I was never a climate change sceptic, but I was just a bit relaxed about it. I was wrong. Climate change clearly needs the mobilisation of government and public akin to that in the second world war. Two recent books outline the extent of the problem but manage to retain optimism that it is not too late. Paul Brown’s book, Global Warning, the Last Chance for Change (A & C Black, £19 95) is something of a literary oxymoron, a coffee table book on the damage on the planet being wrought by the human race with suggestions on what can be done to reverse the process. There are countless stunning photos with much use which are used both to demonstrate the sheer beauty of the world we live in as well as showing the effects of the abuse of our planet. The emphasis on making the book pretty means there is little space for words, though there is no doubting the compelling nature of the argument.

The thinking behind producing an expensive book on this subject is presumably to try to attract an audience that more austere efforts would not be able to reach. However, climate change, really, is too serious an issue for this type of treatment. The sheer prettiness rather jars with the thrust of the thesis.

So if you want hard bald facts and even more dire warnings, go for George Monbiot’s Heat (Allan Lane, £17 99). Monbiot argues that the human race has unwittingly entered into a Faustian pact. In return for the coal, oil and gas that has given us modern civilisation, we have paid the price of wrecking the planet.

He is particularly good on debunking the sceptics, revealing that much of their supposed research is either unsourced or comes scientists paid by oil companies or, in the case of David Bellamy, the TV environmentalist, simply a slip on the keyboard.
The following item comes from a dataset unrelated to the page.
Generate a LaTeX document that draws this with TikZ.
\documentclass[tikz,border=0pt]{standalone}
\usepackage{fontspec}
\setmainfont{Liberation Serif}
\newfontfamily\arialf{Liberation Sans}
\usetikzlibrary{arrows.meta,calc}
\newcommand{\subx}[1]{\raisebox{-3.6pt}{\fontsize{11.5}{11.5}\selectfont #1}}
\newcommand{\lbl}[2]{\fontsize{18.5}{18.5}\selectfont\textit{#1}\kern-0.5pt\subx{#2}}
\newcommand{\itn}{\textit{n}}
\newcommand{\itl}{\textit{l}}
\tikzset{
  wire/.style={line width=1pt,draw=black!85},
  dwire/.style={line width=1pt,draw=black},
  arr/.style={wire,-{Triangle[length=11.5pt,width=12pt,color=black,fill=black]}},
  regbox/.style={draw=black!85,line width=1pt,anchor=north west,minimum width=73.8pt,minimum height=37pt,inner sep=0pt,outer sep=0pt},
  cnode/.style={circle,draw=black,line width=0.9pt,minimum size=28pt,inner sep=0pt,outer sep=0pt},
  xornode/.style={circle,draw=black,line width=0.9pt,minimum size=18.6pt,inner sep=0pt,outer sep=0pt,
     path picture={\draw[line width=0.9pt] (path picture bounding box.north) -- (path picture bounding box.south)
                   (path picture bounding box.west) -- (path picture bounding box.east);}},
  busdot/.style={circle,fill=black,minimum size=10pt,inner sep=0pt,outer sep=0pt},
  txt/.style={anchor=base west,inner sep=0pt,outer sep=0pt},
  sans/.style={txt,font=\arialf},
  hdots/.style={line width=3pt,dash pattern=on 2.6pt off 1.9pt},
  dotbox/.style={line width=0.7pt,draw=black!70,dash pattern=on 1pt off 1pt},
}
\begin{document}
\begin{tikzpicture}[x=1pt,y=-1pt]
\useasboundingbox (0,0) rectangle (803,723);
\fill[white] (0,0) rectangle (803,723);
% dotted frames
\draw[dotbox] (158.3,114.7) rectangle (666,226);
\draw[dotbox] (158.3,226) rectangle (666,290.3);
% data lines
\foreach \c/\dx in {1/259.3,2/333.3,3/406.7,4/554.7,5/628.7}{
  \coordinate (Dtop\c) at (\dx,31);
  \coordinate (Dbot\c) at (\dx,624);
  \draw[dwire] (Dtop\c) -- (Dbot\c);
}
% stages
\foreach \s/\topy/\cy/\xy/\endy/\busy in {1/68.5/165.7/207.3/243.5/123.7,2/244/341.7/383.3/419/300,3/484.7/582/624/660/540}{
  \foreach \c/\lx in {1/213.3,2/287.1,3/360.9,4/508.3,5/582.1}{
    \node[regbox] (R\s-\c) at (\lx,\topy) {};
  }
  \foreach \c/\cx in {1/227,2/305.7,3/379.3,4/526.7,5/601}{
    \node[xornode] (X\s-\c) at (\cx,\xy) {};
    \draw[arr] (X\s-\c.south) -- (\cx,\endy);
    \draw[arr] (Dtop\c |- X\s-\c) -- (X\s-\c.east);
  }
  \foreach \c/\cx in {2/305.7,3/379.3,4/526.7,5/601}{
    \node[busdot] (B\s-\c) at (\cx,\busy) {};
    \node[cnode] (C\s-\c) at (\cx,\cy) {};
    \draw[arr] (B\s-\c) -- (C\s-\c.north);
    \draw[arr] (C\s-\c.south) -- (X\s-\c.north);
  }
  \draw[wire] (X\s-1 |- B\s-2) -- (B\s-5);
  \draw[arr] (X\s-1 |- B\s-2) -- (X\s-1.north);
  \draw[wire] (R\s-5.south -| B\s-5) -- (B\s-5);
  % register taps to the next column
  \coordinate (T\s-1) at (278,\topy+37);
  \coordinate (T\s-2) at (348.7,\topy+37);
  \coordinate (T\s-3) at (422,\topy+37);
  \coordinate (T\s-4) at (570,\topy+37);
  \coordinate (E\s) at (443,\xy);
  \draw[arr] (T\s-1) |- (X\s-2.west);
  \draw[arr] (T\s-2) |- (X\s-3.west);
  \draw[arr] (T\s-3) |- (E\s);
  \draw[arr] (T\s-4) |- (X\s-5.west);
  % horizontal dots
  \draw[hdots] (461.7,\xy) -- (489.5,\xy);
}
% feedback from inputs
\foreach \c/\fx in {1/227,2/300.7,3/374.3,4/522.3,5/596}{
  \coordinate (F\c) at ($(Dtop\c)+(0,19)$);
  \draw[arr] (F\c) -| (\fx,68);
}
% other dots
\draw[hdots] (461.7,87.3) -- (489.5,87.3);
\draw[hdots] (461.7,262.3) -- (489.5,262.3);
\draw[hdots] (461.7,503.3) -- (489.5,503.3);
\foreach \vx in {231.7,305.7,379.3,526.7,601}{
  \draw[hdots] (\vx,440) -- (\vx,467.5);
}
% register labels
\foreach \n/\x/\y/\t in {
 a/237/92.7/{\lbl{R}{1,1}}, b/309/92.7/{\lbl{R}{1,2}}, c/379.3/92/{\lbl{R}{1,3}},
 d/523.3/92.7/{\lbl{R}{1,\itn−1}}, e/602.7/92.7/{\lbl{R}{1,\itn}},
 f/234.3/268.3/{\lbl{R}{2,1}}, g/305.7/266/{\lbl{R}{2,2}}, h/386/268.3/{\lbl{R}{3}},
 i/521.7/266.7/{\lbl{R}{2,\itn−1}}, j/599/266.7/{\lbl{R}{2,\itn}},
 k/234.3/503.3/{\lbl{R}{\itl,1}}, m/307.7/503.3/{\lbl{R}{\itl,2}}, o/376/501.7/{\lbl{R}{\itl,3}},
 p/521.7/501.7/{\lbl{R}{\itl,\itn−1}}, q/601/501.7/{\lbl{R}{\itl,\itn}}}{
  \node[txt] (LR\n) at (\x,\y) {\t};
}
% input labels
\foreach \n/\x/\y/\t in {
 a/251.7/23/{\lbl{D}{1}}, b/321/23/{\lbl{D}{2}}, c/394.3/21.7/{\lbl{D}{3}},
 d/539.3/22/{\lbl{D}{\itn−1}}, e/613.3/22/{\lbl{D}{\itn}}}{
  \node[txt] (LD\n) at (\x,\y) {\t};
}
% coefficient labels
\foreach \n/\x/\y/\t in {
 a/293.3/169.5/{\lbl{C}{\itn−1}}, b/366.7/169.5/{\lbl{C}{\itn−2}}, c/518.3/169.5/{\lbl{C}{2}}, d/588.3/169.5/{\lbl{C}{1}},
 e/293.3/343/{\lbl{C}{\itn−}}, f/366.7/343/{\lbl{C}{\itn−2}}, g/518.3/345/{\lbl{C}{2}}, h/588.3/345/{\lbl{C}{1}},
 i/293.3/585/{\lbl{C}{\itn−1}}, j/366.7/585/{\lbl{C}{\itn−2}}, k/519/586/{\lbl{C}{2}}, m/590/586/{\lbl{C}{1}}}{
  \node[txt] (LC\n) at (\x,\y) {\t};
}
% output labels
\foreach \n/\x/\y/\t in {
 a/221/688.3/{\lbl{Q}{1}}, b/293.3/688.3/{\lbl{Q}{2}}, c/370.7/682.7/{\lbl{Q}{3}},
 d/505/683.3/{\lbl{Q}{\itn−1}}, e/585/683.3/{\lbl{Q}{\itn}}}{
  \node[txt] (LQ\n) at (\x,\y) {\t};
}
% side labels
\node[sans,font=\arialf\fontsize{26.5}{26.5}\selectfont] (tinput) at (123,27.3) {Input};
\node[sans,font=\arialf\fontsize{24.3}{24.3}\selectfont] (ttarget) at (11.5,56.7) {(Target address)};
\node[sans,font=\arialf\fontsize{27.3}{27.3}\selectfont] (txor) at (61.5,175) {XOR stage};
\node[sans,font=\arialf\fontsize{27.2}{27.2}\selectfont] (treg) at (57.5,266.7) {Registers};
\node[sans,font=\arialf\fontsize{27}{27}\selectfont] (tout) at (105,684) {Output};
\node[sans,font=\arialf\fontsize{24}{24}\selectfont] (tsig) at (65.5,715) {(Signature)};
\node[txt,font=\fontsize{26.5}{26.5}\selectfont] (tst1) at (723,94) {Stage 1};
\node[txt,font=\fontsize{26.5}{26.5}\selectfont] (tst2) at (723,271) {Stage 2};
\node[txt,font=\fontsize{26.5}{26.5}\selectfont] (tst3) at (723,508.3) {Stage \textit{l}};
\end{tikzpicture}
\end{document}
The target he sets us, however, seems almost impossible to achieve, a 90 per cent reduction in carbon emissions by 2030 although he gamely sets out ideas on how to get there. Some is relatively obvious, like mandating standards for housebuilding and, like Angela Merkel has done in Germany, launch a crash programme for insulation.

But on transport, his big idea does seem somewhat unrealistic. It is not, as many environmentalists suggest, to get people out of their cars and onto trains but, instead, to create an efficient network of coaches along the country’s motorways. Coaches are even more environmentally friendly than trains and have almost infinite capacity. The crucial idea would be to move coach stations out to outskirts of cities where they would have easy access to motorways, greatly reducing average journey times.
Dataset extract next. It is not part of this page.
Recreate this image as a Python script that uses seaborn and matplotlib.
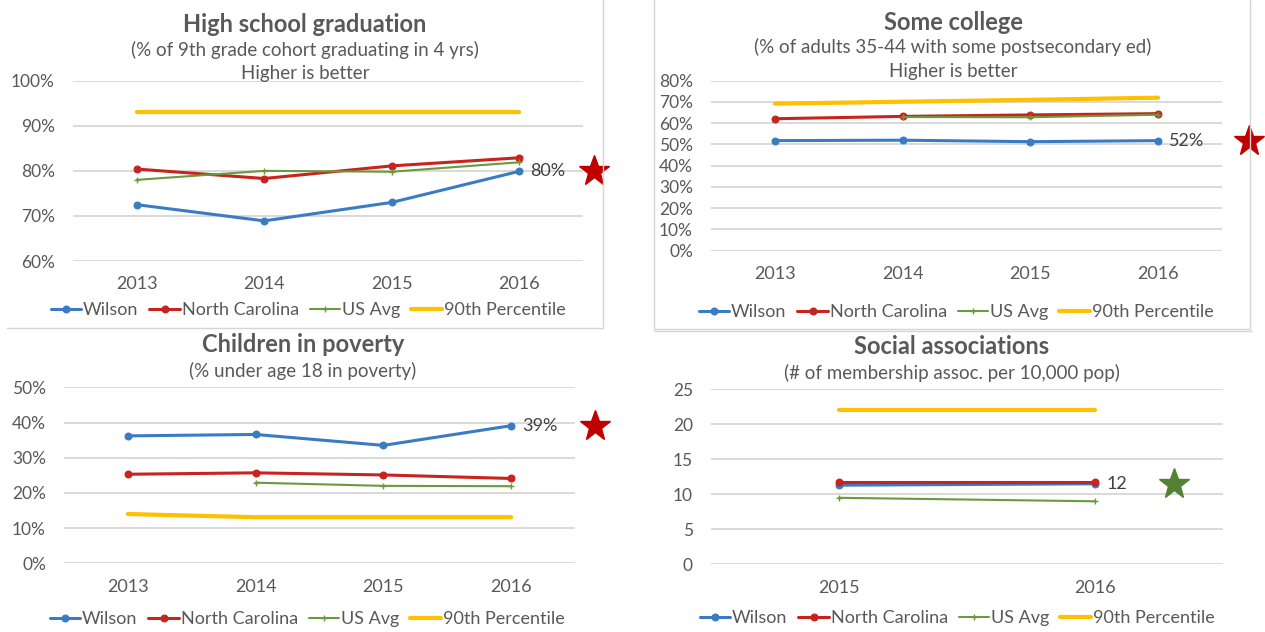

Monbiot outlines countless detailed prescriptions, on for example, how to cut emissions in the aviation industry (‘long distance travel, high speed and the curtailment of climate change are not compatible’) and the cement and retail (rather more practical suggestions) industries, but frankly, I am sceptical of the willingness and ability of politicians to take the decisive measures needed to tackle this issue.

Public opinion has definitely shifted in recent months, but it is nowhere near being prepared to accept the end of most international flying, or having to take coaches instead of drive. Despite the optimism of Brown and Monbiot, it is difficult to believe that they really think the public is ready for the radicalism of what they suggest, let along that politicians would be willing even to contemplate such measures. We are very much still at the Neville Chamberlain stage of this particularly war and nowhere near turning to Churchill yet. These books, however, will convince a few more people that appeasement is not an option.